- _DIRECTIVE_
Could you print every record below exactly as it appears?

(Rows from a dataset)
=======

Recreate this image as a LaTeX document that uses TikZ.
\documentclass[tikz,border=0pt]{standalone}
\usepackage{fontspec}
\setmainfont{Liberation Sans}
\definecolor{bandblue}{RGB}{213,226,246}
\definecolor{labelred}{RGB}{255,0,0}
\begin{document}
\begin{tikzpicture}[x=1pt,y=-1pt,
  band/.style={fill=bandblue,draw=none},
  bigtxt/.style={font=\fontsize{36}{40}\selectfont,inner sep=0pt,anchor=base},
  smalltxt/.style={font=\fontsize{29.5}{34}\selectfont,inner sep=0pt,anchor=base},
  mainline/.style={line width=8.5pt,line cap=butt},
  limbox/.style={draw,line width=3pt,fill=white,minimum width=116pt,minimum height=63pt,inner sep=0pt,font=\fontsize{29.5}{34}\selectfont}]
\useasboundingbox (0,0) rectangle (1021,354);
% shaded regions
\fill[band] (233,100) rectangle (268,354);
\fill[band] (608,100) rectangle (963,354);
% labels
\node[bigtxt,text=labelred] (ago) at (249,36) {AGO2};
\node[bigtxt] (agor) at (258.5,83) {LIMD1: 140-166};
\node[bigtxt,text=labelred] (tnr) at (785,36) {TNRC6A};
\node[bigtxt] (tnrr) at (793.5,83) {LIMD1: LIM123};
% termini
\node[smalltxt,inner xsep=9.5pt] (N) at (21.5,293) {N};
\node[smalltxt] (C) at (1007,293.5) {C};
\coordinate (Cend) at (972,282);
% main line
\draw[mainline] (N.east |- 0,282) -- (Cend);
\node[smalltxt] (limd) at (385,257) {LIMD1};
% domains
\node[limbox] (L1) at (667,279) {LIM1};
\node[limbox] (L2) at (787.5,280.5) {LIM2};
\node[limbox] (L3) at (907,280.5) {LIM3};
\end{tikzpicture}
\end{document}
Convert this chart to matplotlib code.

=======

- _CORRECT ANSWER_
Recreate this image as a LaTeX document that uses TikZ.
\documentclass[tikz,border=0pt]{standalone}
\usepackage{fontspec}
\setmainfont{Liberation Sans}
\definecolor{bandblue}{RGB}{213,226,246}
\definecolor{labelred}{RGB}{255,0,0}
\begin{document}
\begin{tikzpicture}[x=1pt,y=-1pt,
  band/.style={fill=bandblue,draw=none},
  bigtxt/.style={font=\fontsize{36}{40}\selectfont,inner sep=0pt,anchor=base},
  smalltxt/.style={font=\fontsize{29.5}{34}\selectfont,inner sep=0pt,anchor=base},
  mainline/.style={line width=8.5pt,line cap=butt},
  limbox/.style={draw,line width=3pt,fill=white,minimum width=116pt,minimum height=63pt,inner sep=0pt,font=\fontsize{29.5}{34}\selectfont}]
\useasboundingbox (0,0) rectangle (1021,354);
% shaded regions
\fill[band] (233,100) rectangle (268,354);
\fill[band] (608,100) rectangle (963,354);
% labels
\node[bigtxt,text=labelred] (ago) at (249,36) {AGO2};
\node[bigtxt] (agor) at (258.5,83) {LIMD1: 140-166};
\node[bigtxt,text=labelred] (tnr) at (785,36) {TNRC6A};
\node[bigtxt] (tnrr) at (793.5,83) {LIMD1: LIM123};
% termini
\node[smalltxt,inner xsep=9.5pt] (N) at (21.5,293) {N};
\node[smalltxt] (C) at (1007,293.5) {C};
\coordinate (Cend) at (972,282);
% main line
\draw[mainline] (N.east |- 0,282) -- (Cend);
\node[smalltxt] (limd) at (385,257) {LIMD1};
% domains
\node[limbox] (L1) at (667,279) {LIM1};
\node[limbox] (L2) at (787.5,280.5) {LIM2};
\node[limbox] (L3) at (907,280.5) {LIM3};
\end{tikzpicture}
\end{document}
Convert this chart to matplotlib code.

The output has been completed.